# Amplification Factor



## MOOK (Feb 5, 2009)

In SERM Edition 4, Page 4-22

in Steel Column design-Second Order Effects-Simplified Method

Alan Williams says "From the table in LRFD part 2, the amplification factor is obtained as B2=1.03"

Can anyone tell me which table or which page exactly he used??.

I believe he means Seismic AISC, does not he?


----------



## kevo_55 (Feb 6, 2009)

Mook,

I don't have my SERM 4th infront of me but I believe that he is using the table found on page 2-12 of the 13th edition.

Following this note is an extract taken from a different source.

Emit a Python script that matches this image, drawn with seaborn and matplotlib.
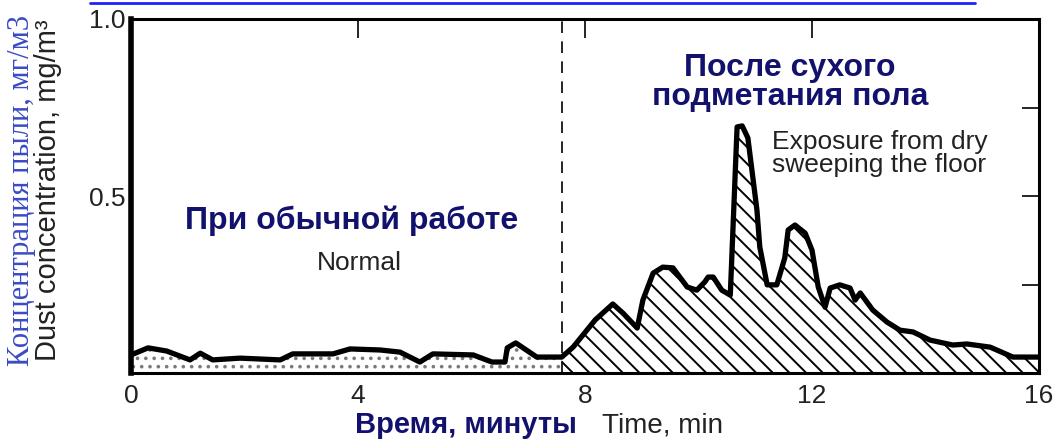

He is using amplification factors to find the "psudo" 2nd order (p-delta) effects on the structure by using 1st order results.

I hope this helps!


----------



## McEngr (Feb 6, 2009)

files.engineering.com/download.aspx?folder=b6d907d4-f4bc-4be0-8b7c-94442d406a2b&amp;file=Frame_Stability_Examples.pdf

Hopefully this link works...

See the AISC page 2-12.


----------



## teda (Feb 6, 2009)

God, you are really steel expert.......thanks for the example.



McEngr said:


> files.engineering.com/download.aspx?folder=b6d907d4-f4bc-4be0-8b7c-94442d406a2b&amp;file=Frame_Stability_Examples.pdf
> Hopefully this link works...
> 
> See the AISC page 2-12.


----------



## McEngr (Feb 6, 2009)

teda said:


> God, you are really steel expert.......thanks for the example.


I wouldn't say that. I haven't even passed the SE II yet. We'll see what happens this April. I look to kevo and ARLORD and greenaqua for tips too. 

KEVO IS THE MAN, THOUGH.


----------



## MOOK (Feb 6, 2009)

Thanks a lot guys


----------